Geleneğin ve kültürün saflığının korunması konusundaki ikinci ders ise, doğrudan bizimle ilgiliydi. Yine aynı Kaliforniya konser turumuzda, biz şoför koltuğunda konser salonuna doğru yavaş yavaş gitmekteydik. Ortamı güzelleştirmek ve belki de Necdet Hoca’ya, bizim de müzikten biraz anladığımızı ifade etmek hatalı düşüncesiyle, arabanın kaset çalarından, İran’lı Muhammed Reza Shajarian’ın kasedini çalmaya karar verdik. İran’ın bu en ünlü şarkıcısı, Meşhed’in ve Horasan’ın bozkırlarından kopup gelen bir şarkı söylemekteydi. Zannettik ki Necdet Hoca çok zevkle bu şarkıyı dinleyecek ve bizim müzik zevkimizi de anlayacaktı. Ama onun tepkisi hiç de öyle olmadı ve hakiki bir Antepli deyişi ile:
“Canım benim, biz biraz sonra Türkiye’mizin klasik müziğinin bir konserini vermek üzere yoldayız. Şimdi kulaklarımızı ve beynimizi bu İran şarkıları ve makamları ile doldurursak, sahnede ne çalacağız? Sessizlik çok daha iyi olacaktır konser öncesinde.”

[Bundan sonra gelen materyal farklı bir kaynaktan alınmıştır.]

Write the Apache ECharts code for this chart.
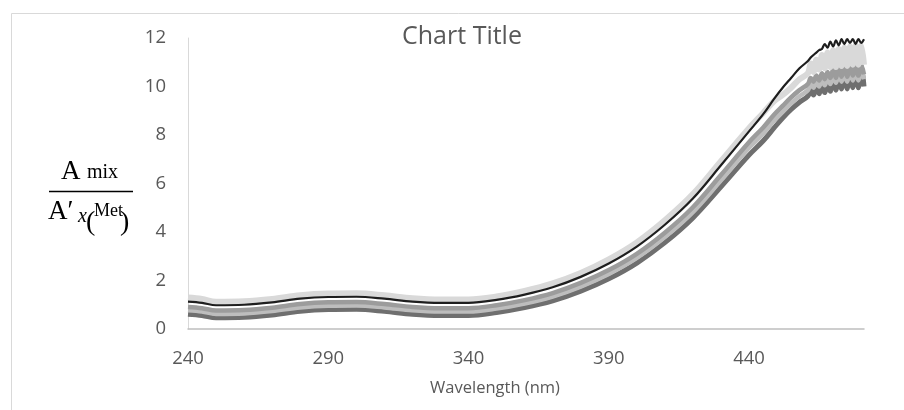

Bize yönelik bu uyarı ile, Shajarian’ın şarkısını kesmiş ve sessiz şekilde konser salonuna doğru yola devam etmiştik.
‘ÖNCE EKMEKLER BOZULDU’
GİBİ Mİ? Bu iki küçük ama hayatî önem taşıyan örnek ile söylemek istediğimiz şey, gelenek ve göreneklerimizin bin senedir öyle kolaylıkla korunmadığına işaret etmektir. Eğer Dede Efendi’nin bestelerini hala hemen hemen o günlerin tarzı ile çalabilmekteysek, Pir Sultan Abdal’ın deyişlerini beş yüz sene öncesinin edâsı ile söyleyebiliyorsak, bu kendiliğinden ve mucizevi bir şekilde olmuş değildir elbette. Aynen yukardaki örneklerde bahsettiğimiz Tanburi Necdet Yaşar hocamız gibi üstadların yaptığı koruma ve kollama sayesinde, o müzik kültürü bugüne ulaşabilmiştir. Özellikle de, müziğimizin ve diğer her şeyin temelindeki “usta-çırak” ilişkisi sayesinde, yüzlerce yıl önceki tavırlar, yorumlar ve beceriler nesilden nesile aktarılabilme şansına sahip olmuşlardır. Hindistan’daki “gharana” yani “ekol” sistemi de bizdekinden çok daha detaylı ve daha kısıtlayıcı şekilde, Hint müzik kültürünün tarih içinde doğru aktarımı ve giderek zenginleştirilmesine dair bir anayasa sayılır.
Toplumlar giderek dışarıya açılan ve binbir çeşit etkiye maruz bırakılan edilgen birimler haline getirilmektedir. Küreselleşme kültürü, sadece müzik, dans gibi sanat alanlarımızı değil, evde pişirdiğimiz yemeklerin çeşnisini, kadınlarımızın şişirilmiş dudaklarını, erkeklerimizin saç traşlarını ve sakallarının tipini, çocuklarımızın konuşma tarzlarını, giydiğimiz pantolanları, kısacası hayatımızın her alanını şiddetle etkilemekte. Eğer bir toplum ipin ucunu bir kaçırırsa, bir çorap söküğü gibi, her alanda kişiliğini ve toplumsal kimliğini, hem de tek bir nesil süresince kaybetme tehlikesine maruz kalabiliyor bugünlerde. O nedenle, artık ender olarak rastlayabildiğimiz değerli üstad Tanburi Necdet Yaşar gibi kültür koruyucularımıza, Türk kültürünün günümüze kirlenmeden aktarılmasına yaptıkları katkı için, minnet duyup örnek almamız gerekmektedir.